> **Problem details**:
Leave out all pictures. Return exactly the lines from the top of the material through the line containing "plt.rcParams['axes.unicode_minus'] = False".

Charts and diagrams as code
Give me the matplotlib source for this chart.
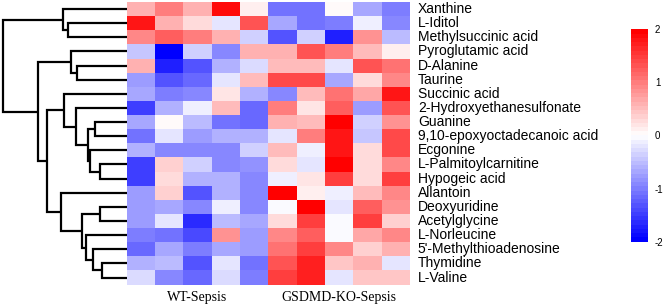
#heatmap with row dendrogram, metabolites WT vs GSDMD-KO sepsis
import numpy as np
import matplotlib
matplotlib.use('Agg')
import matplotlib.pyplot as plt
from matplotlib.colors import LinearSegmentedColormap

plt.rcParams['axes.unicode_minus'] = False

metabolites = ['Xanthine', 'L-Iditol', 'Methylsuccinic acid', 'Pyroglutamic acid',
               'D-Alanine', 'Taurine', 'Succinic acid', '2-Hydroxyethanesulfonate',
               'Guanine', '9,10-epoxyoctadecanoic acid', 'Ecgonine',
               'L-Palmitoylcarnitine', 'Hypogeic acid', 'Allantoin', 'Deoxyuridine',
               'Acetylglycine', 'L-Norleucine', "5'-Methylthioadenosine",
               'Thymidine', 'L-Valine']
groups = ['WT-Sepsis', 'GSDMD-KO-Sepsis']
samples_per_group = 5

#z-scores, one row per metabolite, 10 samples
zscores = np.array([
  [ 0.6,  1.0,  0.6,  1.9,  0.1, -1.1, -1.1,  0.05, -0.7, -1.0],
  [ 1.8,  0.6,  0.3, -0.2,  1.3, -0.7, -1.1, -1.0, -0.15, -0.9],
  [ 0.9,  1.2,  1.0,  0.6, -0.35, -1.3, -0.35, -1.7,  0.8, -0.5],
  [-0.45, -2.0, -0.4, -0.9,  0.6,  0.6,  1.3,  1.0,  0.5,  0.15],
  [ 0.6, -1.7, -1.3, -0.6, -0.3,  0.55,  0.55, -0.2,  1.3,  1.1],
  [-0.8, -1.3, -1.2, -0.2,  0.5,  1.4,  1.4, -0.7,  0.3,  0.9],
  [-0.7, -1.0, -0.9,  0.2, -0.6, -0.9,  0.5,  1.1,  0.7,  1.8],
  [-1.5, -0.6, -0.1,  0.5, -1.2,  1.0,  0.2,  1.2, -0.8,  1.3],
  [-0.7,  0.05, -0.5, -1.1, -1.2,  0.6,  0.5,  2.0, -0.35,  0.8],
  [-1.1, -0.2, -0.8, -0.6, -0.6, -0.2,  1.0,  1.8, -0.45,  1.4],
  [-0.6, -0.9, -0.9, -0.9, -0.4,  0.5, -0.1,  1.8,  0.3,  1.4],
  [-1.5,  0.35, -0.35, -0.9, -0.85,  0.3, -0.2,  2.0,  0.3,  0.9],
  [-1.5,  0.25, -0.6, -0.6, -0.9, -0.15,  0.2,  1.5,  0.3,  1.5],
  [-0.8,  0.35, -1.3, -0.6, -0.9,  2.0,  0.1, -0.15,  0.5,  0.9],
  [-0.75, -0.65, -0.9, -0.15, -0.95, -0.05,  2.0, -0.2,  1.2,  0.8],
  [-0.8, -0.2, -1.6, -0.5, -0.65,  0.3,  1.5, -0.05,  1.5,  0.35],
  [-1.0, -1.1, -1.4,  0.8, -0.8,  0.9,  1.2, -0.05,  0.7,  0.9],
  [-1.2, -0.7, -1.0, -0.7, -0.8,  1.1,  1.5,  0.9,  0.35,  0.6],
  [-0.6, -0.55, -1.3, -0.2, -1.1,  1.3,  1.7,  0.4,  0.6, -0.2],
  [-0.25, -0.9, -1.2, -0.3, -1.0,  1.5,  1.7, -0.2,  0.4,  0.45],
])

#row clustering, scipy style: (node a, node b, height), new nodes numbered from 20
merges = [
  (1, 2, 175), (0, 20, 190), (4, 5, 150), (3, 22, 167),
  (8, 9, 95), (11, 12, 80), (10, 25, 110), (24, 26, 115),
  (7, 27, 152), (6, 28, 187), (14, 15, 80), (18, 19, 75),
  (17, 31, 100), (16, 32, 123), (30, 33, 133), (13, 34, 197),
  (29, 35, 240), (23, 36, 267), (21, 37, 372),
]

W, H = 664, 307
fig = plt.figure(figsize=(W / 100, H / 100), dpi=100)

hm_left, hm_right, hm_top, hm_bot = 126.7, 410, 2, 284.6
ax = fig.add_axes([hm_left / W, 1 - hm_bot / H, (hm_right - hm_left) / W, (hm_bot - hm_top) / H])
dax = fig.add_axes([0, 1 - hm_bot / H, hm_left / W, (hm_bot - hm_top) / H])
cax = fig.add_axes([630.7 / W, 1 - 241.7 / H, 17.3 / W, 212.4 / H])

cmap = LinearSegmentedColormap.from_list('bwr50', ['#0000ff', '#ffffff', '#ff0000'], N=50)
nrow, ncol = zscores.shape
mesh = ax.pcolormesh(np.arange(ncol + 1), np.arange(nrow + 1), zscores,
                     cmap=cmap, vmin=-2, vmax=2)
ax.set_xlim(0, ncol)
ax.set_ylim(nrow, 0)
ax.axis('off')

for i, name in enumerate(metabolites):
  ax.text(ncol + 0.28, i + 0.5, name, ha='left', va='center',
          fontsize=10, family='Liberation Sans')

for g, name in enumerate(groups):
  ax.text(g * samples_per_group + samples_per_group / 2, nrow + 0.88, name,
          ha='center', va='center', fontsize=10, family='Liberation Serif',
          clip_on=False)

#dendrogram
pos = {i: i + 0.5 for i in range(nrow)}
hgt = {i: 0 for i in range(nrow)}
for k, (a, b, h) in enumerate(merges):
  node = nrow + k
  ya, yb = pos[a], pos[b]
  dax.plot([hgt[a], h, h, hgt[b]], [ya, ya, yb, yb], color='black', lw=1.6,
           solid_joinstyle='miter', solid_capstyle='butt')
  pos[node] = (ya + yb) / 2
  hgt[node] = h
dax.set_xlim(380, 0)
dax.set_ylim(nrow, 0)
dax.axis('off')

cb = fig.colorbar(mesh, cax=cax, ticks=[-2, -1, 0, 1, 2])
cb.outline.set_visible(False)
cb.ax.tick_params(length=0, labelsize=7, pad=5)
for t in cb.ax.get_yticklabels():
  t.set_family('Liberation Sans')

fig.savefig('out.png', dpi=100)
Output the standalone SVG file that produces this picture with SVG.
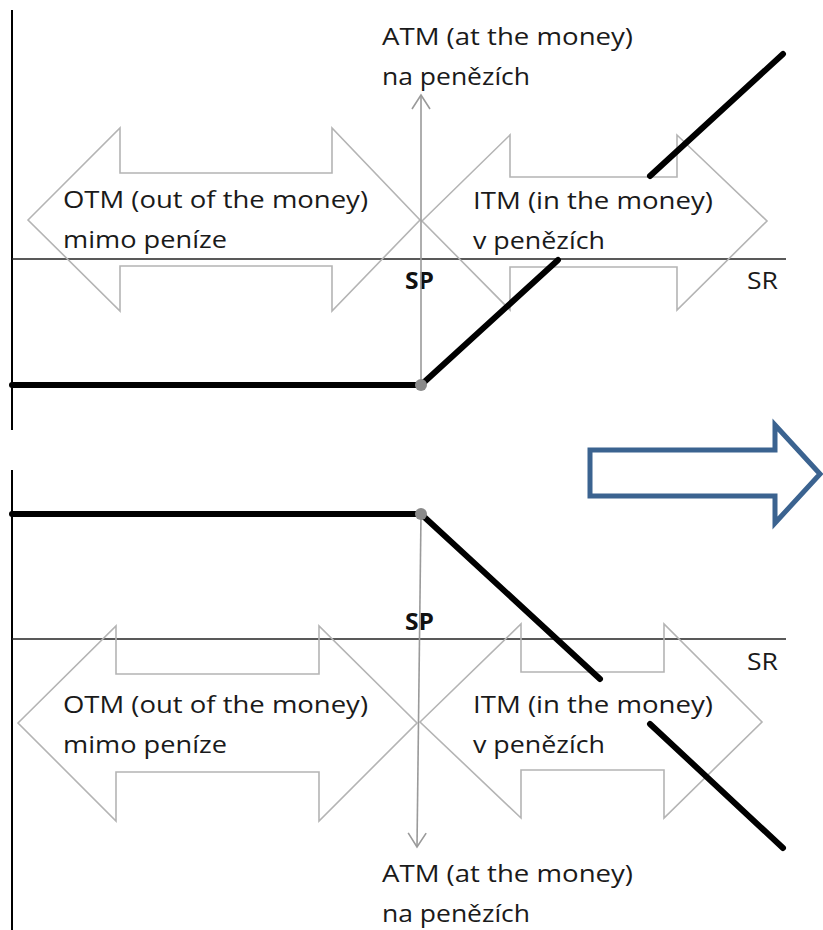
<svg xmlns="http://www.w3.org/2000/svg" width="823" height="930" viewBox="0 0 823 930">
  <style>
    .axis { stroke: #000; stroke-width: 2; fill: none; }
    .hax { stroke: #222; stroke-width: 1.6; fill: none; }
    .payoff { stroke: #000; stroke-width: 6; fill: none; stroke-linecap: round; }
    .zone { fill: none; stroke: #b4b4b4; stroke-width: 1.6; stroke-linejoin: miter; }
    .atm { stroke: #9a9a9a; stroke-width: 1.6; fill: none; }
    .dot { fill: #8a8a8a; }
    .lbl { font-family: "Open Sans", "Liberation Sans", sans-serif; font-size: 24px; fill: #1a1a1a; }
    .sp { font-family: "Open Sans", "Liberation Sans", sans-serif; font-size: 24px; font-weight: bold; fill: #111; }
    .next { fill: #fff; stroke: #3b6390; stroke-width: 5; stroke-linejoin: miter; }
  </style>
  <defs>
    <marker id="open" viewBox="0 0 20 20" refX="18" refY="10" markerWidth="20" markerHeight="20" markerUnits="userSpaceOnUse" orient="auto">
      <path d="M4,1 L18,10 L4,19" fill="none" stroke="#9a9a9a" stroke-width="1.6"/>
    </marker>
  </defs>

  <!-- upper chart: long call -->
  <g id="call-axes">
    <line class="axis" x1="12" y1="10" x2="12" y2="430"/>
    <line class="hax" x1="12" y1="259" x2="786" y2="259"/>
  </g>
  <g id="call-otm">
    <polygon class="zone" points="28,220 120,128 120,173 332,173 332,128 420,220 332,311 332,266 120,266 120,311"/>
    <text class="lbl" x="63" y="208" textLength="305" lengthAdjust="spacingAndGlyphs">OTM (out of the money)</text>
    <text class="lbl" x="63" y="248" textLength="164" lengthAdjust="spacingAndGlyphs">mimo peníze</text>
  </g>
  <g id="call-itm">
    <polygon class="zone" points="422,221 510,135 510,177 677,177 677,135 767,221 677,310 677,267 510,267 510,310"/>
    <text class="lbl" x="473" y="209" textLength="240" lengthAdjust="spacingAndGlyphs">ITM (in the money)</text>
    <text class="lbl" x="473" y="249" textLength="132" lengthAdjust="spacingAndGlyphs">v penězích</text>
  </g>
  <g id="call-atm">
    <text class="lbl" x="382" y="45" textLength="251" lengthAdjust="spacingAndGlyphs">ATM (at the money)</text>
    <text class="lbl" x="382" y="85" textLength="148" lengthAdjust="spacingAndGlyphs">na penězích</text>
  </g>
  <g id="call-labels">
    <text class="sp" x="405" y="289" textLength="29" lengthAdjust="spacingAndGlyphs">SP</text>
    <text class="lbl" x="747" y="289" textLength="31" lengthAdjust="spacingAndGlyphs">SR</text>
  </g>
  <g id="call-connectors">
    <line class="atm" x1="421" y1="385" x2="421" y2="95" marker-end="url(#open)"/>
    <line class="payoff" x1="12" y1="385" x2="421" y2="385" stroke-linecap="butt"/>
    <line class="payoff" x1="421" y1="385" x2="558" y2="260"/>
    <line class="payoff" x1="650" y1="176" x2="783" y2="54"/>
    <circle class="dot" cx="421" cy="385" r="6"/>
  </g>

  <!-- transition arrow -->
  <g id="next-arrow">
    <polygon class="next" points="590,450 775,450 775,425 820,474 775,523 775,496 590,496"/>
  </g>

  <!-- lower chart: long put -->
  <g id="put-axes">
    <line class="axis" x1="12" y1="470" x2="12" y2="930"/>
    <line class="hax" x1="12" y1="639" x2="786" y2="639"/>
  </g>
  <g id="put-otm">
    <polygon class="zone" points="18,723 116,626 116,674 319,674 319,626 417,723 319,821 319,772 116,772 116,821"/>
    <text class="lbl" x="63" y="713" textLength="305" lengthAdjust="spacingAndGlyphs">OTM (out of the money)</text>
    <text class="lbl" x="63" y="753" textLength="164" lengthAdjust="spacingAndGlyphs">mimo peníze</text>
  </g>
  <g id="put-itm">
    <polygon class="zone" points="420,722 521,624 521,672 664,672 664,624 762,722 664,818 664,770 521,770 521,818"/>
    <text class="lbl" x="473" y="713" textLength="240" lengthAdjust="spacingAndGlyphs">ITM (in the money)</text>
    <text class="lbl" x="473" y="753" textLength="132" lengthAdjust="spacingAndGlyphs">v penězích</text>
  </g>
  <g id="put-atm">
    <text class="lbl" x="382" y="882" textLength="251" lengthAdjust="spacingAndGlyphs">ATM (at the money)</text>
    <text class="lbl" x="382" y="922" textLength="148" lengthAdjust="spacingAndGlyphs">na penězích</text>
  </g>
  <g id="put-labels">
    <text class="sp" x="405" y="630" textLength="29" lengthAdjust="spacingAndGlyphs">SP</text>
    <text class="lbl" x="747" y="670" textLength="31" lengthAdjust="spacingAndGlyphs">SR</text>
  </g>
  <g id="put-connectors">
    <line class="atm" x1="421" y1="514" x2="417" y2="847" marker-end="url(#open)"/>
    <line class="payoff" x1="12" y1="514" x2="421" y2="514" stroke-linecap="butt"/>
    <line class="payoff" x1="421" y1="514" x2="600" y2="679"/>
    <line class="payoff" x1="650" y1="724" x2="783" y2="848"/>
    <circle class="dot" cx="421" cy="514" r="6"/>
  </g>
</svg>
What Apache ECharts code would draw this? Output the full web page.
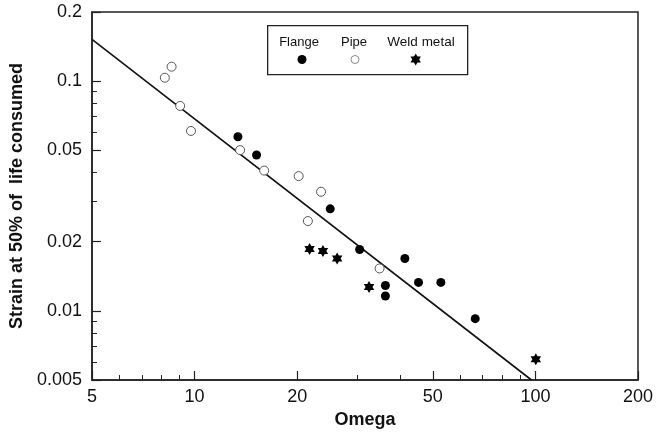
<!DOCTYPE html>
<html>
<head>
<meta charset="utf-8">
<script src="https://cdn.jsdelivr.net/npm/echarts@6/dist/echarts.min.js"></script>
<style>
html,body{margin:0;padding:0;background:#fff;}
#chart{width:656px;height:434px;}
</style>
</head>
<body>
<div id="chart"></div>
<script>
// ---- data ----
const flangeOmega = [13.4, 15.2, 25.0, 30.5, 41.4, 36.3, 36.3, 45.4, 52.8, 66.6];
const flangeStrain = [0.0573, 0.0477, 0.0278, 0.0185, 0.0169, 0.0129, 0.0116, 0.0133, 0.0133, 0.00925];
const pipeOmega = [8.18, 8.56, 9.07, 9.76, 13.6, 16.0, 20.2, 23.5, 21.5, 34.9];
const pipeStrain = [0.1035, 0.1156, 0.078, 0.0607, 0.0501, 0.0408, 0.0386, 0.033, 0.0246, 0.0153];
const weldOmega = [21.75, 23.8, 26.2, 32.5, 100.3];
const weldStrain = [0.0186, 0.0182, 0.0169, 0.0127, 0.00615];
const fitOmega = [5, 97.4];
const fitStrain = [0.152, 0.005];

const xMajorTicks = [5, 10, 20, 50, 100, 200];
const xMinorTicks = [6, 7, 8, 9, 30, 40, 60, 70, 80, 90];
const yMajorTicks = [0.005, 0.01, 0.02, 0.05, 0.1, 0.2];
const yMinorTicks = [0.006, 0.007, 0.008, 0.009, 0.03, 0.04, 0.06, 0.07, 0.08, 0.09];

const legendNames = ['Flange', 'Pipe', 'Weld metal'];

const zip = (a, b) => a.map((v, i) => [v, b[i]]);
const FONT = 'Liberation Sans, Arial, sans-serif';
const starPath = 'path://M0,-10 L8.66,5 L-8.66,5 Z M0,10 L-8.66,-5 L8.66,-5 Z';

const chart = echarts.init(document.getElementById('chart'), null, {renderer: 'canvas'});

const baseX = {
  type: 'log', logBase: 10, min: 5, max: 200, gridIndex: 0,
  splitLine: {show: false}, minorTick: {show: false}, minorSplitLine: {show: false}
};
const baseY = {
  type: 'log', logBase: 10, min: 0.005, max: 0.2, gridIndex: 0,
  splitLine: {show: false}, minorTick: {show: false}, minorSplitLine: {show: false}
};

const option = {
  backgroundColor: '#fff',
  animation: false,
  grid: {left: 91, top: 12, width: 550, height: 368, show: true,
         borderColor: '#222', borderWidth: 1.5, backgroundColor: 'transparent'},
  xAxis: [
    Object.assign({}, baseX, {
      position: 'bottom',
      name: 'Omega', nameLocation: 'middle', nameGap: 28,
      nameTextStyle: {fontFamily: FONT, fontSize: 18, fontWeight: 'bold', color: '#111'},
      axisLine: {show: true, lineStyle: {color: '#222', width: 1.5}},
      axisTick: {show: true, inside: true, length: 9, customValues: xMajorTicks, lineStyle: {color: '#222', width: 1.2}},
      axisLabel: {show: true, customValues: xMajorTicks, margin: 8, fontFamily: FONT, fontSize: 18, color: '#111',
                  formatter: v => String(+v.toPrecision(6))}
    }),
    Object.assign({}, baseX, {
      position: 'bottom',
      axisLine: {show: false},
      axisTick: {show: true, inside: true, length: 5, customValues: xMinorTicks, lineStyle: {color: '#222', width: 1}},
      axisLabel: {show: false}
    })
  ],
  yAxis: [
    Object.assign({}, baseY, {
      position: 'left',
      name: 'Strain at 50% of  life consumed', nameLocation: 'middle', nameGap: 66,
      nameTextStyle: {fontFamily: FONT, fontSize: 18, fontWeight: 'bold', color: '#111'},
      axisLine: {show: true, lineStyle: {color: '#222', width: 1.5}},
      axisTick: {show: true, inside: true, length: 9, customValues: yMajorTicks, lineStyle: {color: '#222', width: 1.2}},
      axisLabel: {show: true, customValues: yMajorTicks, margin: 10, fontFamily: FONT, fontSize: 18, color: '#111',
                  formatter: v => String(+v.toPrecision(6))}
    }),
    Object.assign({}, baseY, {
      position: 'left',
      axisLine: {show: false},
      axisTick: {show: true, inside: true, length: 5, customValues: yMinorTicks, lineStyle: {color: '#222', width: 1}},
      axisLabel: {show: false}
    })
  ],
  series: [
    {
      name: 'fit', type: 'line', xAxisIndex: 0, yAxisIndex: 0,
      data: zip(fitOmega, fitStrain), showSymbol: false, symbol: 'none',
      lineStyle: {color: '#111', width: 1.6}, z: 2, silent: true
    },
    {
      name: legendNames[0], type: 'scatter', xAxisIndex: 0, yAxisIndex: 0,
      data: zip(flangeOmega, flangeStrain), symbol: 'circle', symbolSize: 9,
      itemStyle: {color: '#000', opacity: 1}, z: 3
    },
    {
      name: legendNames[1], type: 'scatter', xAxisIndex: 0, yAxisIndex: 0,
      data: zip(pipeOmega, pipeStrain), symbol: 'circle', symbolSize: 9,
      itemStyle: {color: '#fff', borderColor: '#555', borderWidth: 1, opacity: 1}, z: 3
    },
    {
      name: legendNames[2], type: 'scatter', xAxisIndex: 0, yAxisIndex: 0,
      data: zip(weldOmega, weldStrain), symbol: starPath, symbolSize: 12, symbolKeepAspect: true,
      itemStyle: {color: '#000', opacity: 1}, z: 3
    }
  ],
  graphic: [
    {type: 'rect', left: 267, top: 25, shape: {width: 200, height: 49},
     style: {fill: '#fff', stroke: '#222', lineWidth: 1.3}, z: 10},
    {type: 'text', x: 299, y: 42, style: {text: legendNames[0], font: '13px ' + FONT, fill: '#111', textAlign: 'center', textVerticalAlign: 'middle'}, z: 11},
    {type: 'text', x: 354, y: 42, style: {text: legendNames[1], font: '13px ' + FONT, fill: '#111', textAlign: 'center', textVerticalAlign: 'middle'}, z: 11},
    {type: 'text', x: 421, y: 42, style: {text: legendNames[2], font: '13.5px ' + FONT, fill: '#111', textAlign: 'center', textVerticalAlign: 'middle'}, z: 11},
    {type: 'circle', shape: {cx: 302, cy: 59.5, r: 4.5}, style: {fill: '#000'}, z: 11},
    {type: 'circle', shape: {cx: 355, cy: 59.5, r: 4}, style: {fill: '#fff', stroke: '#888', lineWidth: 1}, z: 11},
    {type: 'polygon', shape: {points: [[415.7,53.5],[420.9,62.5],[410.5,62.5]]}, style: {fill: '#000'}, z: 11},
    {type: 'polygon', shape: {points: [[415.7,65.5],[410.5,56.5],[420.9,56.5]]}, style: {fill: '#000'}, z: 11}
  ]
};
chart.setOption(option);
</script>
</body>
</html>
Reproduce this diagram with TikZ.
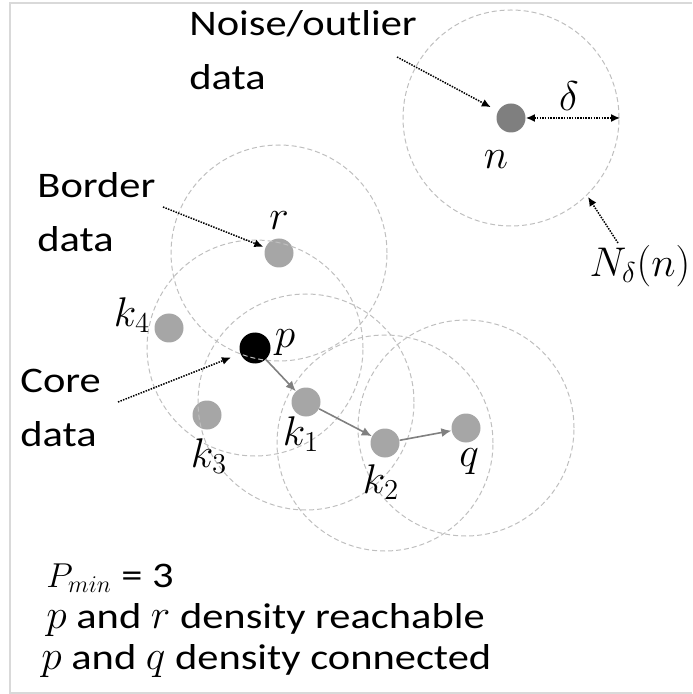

> **Problem solution**:
Give me the matplotlib source for this chart.
#heatmap with row dendrogram, metabolites WT vs GSDMD-KO sepsis
import numpy as np
import matplotlib
matplotlib.use('Agg')
import matplotlib.pyplot as plt
from matplotlib.colors import LinearSegmentedColormap

plt.rcParams['axes.unicode_minus'] = False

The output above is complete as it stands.